The Value and Method of Philosophical Inquiry
Philosophy's distinctive contribution lies not in providing definitive answers but in developing our capacity for critical analysis and expanding our conception of what remains possible. Unlike empirical sciences that accumulate specific factual knowledge, philosophy examines the fundamental assumptions underlying all forms of inquiry. It questions the principles we take for granted in science and daily life, testing their consistency and exploring their implications with rigorous logical analysis.
The philosophical method involves systematic doubt and critical examination of beliefs we normally accept without question. This process does not aim at destructive skepticism but at distinguishing between beliefs that withstand careful scrutiny and those that dissolve under analysis. Through this critical examination, philosophy develops intellectual tools for thinking more clearly about complex issues and avoiding conceptual confusions that often underlie practical disagreements and theoretical disputes.
Perhaps philosophy's greatest value lies in its capacity to liberate the mind from conventional limitations and narrow perspectives. By showing that familiar concepts like space, time, and causation involve unexpected complexities, philosophical analysis reveals hidden assumptions and unexamined possibilities. This intellectual liberation proves practically valuable, enabling more creative problem-solving and reducing the dogmatic certainty that closes minds to new evidence and alternative approaches.
The study of philosophy cultivates what Russell calls "philosophic contemplation"—a disinterested pursuit of understanding that transcends immediate personal concerns and expands our intellectual sympathies. This contemplative attitude develops impartiality in judgment, appreciation for the complexity and mystery of existence, and recognition of our place within a vast universe that extends far beyond our immediate experience.
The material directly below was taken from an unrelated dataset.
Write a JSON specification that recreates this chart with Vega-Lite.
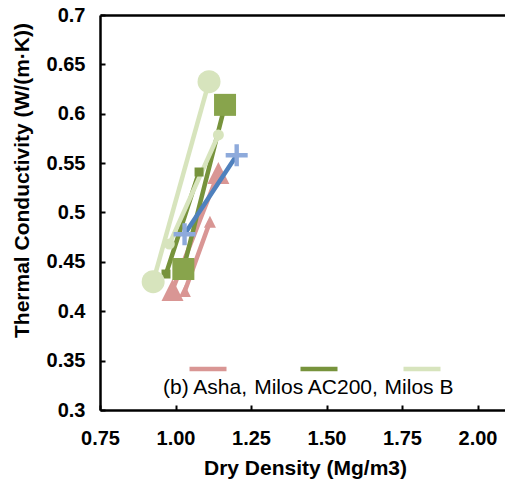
{
  "$schema": "https://vega.github.io/schema/vega-lite/v6.json",
  "width": 405,
  "height": 395,
  "autosize": {"type": "none"},
  "padding": {"left": 100, "top": 15, "right": 0, "bottom": 74},
  "background": "white",
  "config": {
    "view": {"stroke": null},
    "axis": {
      "grid": false,
      "domainColor": "black",
      "domainWidth": 2.5,
      "tickColor": "black",
      "tickWidth": 2,
      "tickSize": -5,
      "labelFont": "Liberation Sans",
      "labelFontWeight": "bold",
      "labelFontSize": 20,
      "labelColor": "black",
      "labelFlush": false,
      "titleFont": "Liberation Sans",
      "titleFontWeight": "bold",
      "titleFontSize": 21,
      "titleColor": "black"
    }
  },
  "data": {
    "values": [
      {"series": "A1", "material": "Asha", "x": 0.990, "y": 0.4215},
      {"series": "A1", "material": "Asha", "x": 1.142, "y": 0.540},
      {"series": "A2", "material": "Asha", "x": 1.031, "y": 0.4205},
      {"series": "A2", "material": "Asha", "x": 1.114, "y": 0.4907},
      {"series": "G1", "material": "Milos AC200", "x": 1.026, "y": 0.4428},
      {"series": "G1", "material": "Milos AC200", "x": 1.164, "y": 0.609},
      {"series": "G2", "material": "Milos AC200", "x": 0.9685, "y": 0.4377},
      {"series": "G2", "material": "Milos AC200", "x": 1.078, "y": 0.541},
      {"series": "B1", "material": "Milos B", "x": 0.926, "y": 0.430},
      {"series": "B1", "material": "Milos B", "x": 1.111, "y": 0.6325},
      {"series": "B2", "material": "Milos B", "x": 0.9795, "y": 0.468},
      {"series": "B2", "material": "Milos B", "x": 1.142, "y": 0.5785},
      {"series": "C1", "material": "Other", "x": 1.030, "y": 0.478},
      {"series": "C1", "material": "Other", "x": 1.2026, "y": 0.558}
    ]
  },
  "layer": [
    {
      "transform": [{"filter": "datum.series != 'C1'"}],
      "mark": {"type": "line", "strokeWidth": 4.5, "strokeCap": "round"},
      "encoding": {
        "x": {
          "field": "x", "type": "quantitative",
          "scale": {"domain": [0.75, 2.091], "nice": false, "zero": false},
          "axis": {
            "values": [0.75, 1, 1.25, 1.5, 1.75, 2],
            "format": ".2f",
            "title": "Dry Density (Mg/m3)",
            "labelPadding": 23,
            "titleX": 205,
            "titleY": 64,
            "titleBaseline": "alphabetic"
          }
        },
        "y": {
          "field": "y", "type": "quantitative",
          "scale": {"domain": [0.3, 0.7], "nice": false, "zero": false},
          "axis": {
            "values": [0.3, 0.35, 0.4, 0.45, 0.5, 0.55, 0.6, 0.65, 0.7],
            "format": ".2~f",
            "title": "Thermal Conductivity (W/(m·K))",
            "labelPadding": 20,
            "titleX": -78,
            "titleY": 165,
            "titleAngle": -90,
            "titleBaseline": "middle",
            "titleAlign": "center"
          }
        },
        "color": {
          "field": "material", "type": "nominal",
          "scale": {
            "domain": ["Asha", "Milos AC200", "Milos B", "Other"],
            "range": ["#d99694", "#77933c", "#d7e4bd", "#4f81bd"]
          },
          "legend": {
            "values": ["Asha", "Milos AC200", "Milos B"],
            "orient": "none",
            "legendX": 87,
            "legendY": 333,
            "direction": "horizontal",
            "title": null,
            "symbolType": "stroke",
            "symbolSize": 1369,
            "symbolStrokeWidth": 4.5,
            "labelFont": "Liberation Sans",
            "labelFontSize": 21,
            "labelColor": "black",
            "labelAlign": "center",
            "labelOffset": -24,
            "labelExpr": "datum.label == 'Asha' ? '(b) Asha,' : datum.label == 'Milos AC200' ? 'Milos AC200,' : datum.label",
            "columnPadding": 5,
            "padding": 0,
            "encode": {"labels": {"update": {"dy": {"value": 19}}}}
          }
        },
        "detail": {"field": "series", "type": "nominal"}
      }
    },
    {
      "transform": [{"filter": "datum.series != 'C1'"}],
      "mark": {"type": "point", "filled": true, "opacity": 1, "strokeWidth": 0},
      "encoding": {
        "x": {"field": "x", "type": "quantitative", "axis": null},
        "y": {"field": "y", "type": "quantitative"},
        "shape": {
          "field": "series", "type": "nominal", "legend": null,
          "scale": {
            "domain": ["A1", "A2", "G1", "G2", "B1", "B2"],
            "range": ["M0,-1L1,1L-1,1Z", "M0,-1L1,1L-1,1Z", "square", "square", "circle", "circle"]
          }
        },
        "size": {
          "field": "series", "type": "nominal", "legend": null,
          "scale": {
            "type": "ordinal",
            "domain": ["A1", "A2", "G1", "G2", "B1", "B2"],
            "range": [484, 144, 484, 81, 529, 121]
          }
        },
        "fill": {
          "field": "series", "type": "nominal", "legend": null,
          "scale": {
            "domain": ["A1", "A2", "G1", "G2", "B1", "B2"],
            "range": ["#d99694", "#d99694", "#88a44c", "#77933c", "#d7e4bd", "#d7e4bd"]
          }
        }
      }
    },
    {
      "transform": [{"filter": "datum.series == 'C1'"}],
      "mark": {"type": "line", "strokeWidth": 4.5, "strokeCap": "round"},
      "encoding": {
        "x": {"field": "x", "type": "quantitative", "axis": null},
        "y": {"field": "y", "type": "quantitative"},
        "color": {"field": "material", "type": "nominal"},
        "detail": {"field": "series", "type": "nominal"}
      }
    },
    {
      "transform": [{"filter": "datum.series == 'C1'"}],
      "mark": {
        "type": "point", "filled": true, "opacity": 1, "strokeWidth": 0,
        "shape": "M-1,-0.2L1,-0.2L1,0.2L-1,0.2ZM-0.2,-1L0.2,-1L0.2,1L-0.2,1Z",
        "size": 484,
        "fill": "#8eaadb"
      },
      "encoding": {
        "x": {
          "field": "x", "type": "quantitative",
          "axis": {"orient": "top", "labels": false, "ticks": false, "title": null, "domain": true}
        },
        "y": {"field": "y", "type": "quantitative"}
      }
    }
  ],
  "resolve": {"axis": {"x": "independent"}}
}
Rather than providing comfortable answers, philosophy sustains the sense of wonder and intellectual curiosity that drives all genuine learning and keeps alive our capacity for growth and understanding.
Summary
The fundamental insight of philosophical inquiry reveals that genuine knowledge requires careful distinction between immediate experience and the complex reality that lies beyond it, combined with intellectual humility about the limits and degrees of human understanding. Russell's systematic analysis demonstrates that while we cannot achieve absolute certainty about most of our beliefs, we can develop reliable methods for distinguishing more probable from less probable opinions, enabling both practical action and theoretical understanding.
Philosophy's enduring value extends beyond academic exercise to cultivate the intellectual virtues necessary for thoughtful citizenship in a complex world. By training minds to question assumptions, analyze arguments carefully, and maintain appropriate skepticism while avoiding paralyzing doubt, philosophical study develops the critical thinking skills essential for navigating contemporary challenges. The expansion of imagination and the cultivation of wonder that philosophy provides ultimately contribute to human flourishing by enlarging our conception of what remains possible and maintaining our capacity for continued growth in wisdom and understanding.